### Data supplied
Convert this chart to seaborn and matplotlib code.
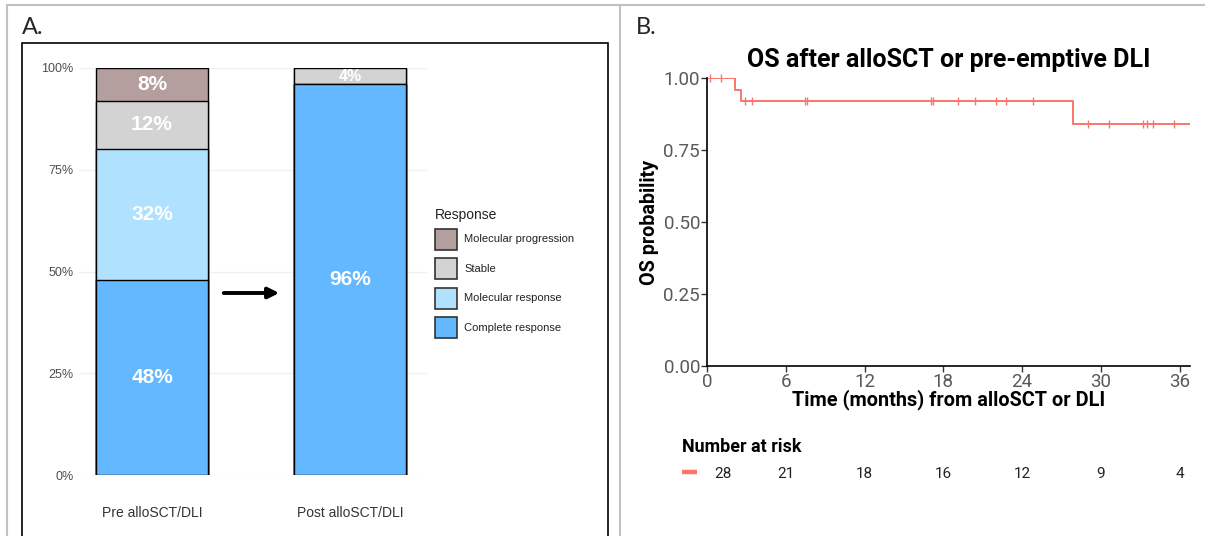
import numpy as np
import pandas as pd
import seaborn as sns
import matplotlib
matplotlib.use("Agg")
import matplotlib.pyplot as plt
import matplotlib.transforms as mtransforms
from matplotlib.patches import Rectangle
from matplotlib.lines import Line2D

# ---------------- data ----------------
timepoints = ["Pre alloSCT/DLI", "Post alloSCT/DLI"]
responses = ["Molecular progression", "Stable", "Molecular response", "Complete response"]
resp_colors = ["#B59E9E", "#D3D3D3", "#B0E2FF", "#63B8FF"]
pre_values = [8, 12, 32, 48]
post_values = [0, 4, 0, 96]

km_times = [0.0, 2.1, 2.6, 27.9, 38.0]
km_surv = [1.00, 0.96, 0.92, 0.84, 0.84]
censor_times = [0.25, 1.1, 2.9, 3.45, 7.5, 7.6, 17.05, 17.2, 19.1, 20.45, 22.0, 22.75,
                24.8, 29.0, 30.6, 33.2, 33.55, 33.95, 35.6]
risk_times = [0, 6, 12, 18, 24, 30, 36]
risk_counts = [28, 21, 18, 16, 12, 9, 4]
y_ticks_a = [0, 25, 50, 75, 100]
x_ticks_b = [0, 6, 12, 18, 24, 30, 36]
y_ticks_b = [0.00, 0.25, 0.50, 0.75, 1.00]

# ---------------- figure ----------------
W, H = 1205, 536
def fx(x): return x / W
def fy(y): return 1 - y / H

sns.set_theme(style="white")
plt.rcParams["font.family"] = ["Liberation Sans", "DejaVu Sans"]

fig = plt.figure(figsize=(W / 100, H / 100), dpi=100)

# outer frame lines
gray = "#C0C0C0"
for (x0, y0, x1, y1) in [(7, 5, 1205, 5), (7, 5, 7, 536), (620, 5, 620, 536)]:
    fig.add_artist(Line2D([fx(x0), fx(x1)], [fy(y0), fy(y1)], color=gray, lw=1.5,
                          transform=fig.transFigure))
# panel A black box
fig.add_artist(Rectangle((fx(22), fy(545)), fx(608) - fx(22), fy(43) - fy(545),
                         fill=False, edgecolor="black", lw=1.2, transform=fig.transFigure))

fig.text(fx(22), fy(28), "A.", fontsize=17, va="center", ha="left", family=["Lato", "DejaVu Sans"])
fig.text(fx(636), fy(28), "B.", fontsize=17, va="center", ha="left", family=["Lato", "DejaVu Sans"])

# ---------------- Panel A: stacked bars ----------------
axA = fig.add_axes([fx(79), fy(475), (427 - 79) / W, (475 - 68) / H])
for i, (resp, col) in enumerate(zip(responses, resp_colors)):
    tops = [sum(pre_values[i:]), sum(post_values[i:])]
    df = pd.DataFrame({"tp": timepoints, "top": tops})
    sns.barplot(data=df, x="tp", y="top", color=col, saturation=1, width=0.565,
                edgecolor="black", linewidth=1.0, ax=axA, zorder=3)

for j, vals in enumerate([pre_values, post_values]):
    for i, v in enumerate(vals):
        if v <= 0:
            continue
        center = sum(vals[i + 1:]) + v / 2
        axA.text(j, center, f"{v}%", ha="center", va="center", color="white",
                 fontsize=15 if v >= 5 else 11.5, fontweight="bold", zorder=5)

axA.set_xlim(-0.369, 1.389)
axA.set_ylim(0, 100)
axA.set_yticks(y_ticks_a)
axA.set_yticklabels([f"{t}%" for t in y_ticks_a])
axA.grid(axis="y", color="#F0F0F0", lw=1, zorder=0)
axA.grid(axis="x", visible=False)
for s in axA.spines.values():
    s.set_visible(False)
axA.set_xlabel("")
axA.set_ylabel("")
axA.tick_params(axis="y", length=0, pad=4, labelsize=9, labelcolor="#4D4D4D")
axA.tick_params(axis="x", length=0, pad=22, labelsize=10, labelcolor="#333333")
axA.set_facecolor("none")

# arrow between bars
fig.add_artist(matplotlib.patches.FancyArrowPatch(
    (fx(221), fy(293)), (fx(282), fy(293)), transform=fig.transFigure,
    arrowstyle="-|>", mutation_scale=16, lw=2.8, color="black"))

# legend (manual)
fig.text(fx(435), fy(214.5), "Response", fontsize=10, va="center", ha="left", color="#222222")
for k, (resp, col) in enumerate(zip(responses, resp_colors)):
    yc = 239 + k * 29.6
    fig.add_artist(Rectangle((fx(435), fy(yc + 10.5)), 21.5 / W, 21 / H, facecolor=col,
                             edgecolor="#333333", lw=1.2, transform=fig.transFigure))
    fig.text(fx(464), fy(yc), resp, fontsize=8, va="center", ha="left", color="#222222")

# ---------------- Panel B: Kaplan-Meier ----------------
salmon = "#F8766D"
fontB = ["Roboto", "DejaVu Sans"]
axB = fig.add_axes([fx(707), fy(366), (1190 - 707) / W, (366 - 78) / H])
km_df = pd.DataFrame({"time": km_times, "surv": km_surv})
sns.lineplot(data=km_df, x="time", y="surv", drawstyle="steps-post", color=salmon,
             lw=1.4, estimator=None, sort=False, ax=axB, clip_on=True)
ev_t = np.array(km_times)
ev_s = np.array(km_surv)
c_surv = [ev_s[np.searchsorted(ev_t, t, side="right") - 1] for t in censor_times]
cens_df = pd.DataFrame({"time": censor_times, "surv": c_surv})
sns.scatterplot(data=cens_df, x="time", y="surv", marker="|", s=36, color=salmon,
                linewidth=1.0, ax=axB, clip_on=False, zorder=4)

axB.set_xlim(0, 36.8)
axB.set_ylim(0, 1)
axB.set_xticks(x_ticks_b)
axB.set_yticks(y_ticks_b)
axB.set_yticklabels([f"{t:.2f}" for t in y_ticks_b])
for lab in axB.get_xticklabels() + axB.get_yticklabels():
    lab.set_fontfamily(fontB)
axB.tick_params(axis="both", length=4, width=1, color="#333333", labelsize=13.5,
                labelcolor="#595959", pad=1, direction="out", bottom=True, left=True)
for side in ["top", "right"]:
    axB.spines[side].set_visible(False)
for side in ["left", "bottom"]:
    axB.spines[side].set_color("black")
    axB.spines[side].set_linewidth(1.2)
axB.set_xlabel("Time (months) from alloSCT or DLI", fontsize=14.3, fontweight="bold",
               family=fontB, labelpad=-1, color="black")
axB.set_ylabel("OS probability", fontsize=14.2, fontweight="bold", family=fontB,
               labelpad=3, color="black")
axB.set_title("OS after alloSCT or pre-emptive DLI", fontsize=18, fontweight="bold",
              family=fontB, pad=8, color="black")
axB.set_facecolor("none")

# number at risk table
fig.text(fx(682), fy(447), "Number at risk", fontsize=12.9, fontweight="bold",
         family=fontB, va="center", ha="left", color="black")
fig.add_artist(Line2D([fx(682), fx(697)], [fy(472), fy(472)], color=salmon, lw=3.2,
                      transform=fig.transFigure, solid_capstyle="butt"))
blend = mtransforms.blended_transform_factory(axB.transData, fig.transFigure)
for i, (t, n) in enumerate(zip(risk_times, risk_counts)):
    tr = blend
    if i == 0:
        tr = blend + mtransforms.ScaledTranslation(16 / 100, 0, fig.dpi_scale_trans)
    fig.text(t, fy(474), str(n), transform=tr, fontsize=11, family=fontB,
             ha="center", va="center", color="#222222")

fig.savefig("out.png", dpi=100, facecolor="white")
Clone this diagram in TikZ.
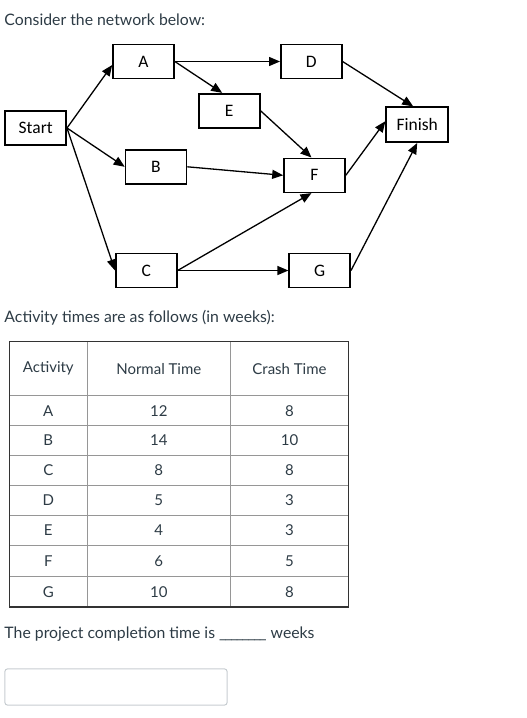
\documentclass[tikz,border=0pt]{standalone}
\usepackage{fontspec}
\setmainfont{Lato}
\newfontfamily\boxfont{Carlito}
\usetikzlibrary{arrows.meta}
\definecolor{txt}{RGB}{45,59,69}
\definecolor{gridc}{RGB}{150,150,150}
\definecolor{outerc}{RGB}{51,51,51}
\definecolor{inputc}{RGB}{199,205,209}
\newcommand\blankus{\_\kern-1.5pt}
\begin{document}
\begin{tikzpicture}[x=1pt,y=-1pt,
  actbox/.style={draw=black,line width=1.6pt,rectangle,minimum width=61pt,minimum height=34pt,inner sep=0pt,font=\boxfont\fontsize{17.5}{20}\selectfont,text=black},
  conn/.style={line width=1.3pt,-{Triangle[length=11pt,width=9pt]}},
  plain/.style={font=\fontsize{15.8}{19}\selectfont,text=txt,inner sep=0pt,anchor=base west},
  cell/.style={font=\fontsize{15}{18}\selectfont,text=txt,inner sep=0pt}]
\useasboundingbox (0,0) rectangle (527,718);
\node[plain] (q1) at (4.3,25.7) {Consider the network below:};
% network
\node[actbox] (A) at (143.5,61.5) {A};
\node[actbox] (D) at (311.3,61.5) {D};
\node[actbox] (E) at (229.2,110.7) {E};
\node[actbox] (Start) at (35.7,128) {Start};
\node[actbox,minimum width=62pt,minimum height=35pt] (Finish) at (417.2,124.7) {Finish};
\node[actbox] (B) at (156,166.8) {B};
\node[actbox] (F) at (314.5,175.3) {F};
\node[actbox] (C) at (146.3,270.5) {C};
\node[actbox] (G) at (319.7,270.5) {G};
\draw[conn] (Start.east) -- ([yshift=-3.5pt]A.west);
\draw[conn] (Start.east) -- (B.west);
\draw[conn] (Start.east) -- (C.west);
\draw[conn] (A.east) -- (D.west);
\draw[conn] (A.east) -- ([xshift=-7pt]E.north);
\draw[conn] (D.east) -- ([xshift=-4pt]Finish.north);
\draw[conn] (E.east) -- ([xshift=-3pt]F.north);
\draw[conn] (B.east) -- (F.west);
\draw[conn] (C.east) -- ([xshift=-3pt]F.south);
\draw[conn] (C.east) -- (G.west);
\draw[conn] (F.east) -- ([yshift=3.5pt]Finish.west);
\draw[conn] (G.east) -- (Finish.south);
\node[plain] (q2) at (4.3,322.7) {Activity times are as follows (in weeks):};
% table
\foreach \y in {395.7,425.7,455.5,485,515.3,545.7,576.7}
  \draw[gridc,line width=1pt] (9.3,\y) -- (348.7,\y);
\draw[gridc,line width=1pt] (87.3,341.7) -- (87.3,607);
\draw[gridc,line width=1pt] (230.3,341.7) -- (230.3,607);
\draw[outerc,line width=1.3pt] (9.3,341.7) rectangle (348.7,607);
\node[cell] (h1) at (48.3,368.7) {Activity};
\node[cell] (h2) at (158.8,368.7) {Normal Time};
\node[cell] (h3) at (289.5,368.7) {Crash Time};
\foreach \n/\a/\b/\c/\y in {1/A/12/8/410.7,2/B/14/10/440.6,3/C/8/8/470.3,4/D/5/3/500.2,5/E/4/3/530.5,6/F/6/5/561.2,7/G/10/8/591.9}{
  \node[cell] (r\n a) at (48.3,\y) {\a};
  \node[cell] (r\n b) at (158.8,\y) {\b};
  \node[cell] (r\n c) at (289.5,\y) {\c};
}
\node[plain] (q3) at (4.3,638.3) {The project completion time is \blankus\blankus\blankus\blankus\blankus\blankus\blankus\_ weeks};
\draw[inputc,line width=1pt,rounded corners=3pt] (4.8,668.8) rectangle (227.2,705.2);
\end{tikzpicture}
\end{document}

### The task
From the entries, report each line that includes the word "matplotlib".

### Answer in full
Convert this chart to seaborn and matplotlib code.
import matplotlib
matplotlib.use("Agg")
import matplotlib.pyplot as plt
import matplotlib.transforms as mtransforms
from matplotlib.patches import Rectangle
from matplotlib.lines import Line2D
fig.add_artist(matplotlib.patches.FancyArrowPatch(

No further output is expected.